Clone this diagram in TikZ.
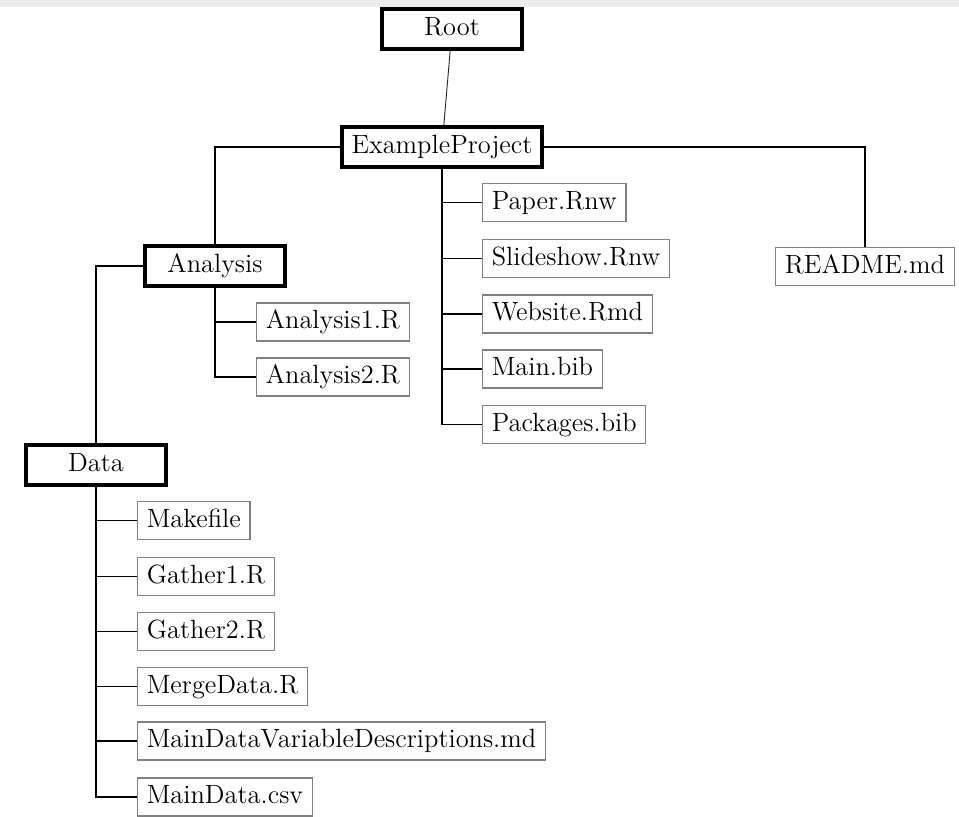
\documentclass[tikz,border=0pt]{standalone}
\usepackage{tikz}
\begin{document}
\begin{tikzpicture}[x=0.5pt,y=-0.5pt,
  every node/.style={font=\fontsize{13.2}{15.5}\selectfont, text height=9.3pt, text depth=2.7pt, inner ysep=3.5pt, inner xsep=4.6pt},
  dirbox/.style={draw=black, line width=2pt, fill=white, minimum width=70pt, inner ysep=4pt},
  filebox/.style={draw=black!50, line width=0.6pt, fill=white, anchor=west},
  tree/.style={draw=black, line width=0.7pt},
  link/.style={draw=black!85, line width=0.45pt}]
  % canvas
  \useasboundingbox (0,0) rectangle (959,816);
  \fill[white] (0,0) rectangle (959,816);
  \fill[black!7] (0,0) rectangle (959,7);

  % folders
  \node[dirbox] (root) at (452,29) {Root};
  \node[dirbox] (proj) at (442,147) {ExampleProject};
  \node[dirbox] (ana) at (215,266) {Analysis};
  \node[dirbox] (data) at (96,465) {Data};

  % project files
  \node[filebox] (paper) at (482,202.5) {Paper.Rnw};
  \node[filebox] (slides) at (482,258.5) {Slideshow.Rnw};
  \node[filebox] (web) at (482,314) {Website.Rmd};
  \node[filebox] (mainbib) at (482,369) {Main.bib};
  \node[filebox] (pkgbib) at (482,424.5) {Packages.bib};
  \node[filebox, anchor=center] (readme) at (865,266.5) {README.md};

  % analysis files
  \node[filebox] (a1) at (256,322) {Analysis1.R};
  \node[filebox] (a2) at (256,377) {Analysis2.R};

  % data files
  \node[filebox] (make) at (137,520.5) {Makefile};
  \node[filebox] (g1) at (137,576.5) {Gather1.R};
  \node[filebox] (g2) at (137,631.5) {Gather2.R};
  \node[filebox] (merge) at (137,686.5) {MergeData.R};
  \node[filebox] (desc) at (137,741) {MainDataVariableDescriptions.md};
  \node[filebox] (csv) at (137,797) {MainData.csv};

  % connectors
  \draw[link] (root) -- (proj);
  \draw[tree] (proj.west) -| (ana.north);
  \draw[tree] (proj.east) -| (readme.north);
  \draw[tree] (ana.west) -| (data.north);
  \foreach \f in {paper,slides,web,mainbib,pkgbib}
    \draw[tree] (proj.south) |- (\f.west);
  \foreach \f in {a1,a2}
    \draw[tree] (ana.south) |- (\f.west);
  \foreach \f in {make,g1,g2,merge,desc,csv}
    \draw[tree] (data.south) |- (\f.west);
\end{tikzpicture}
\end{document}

■ ■ ■

* [The request]: Repeat the lines above, starting at the first and stopping after the line that holds "(0,0) rectangle (959,7);", with the pictures left out.

* [The completed task]:
Clone this diagram in TikZ.
\documentclass[tikz,border=0pt]{standalone}
\usepackage{tikz}
\begin{document}
\begin{tikzpicture}[x=0.5pt,y=-0.5pt,
  every node/.style={font=\fontsize{13.2}{15.5}\selectfont, text height=9.3pt, text depth=2.7pt, inner ysep=3.5pt, inner xsep=4.6pt},
  dirbox/.style={draw=black, line width=2pt, fill=white, minimum width=70pt, inner ysep=4pt},
  filebox/.style={draw=black!50, line width=0.6pt, fill=white, anchor=west},
  tree/.style={draw=black, line width=0.7pt},
  link/.style={draw=black!85, line width=0.45pt}]
  % canvas
  \useasboundingbox (0,0) rectangle (959,816);
  \fill[white] (0,0) rectangle (959,816);
  \fill[black!7] (0,0) rectangle (959,7);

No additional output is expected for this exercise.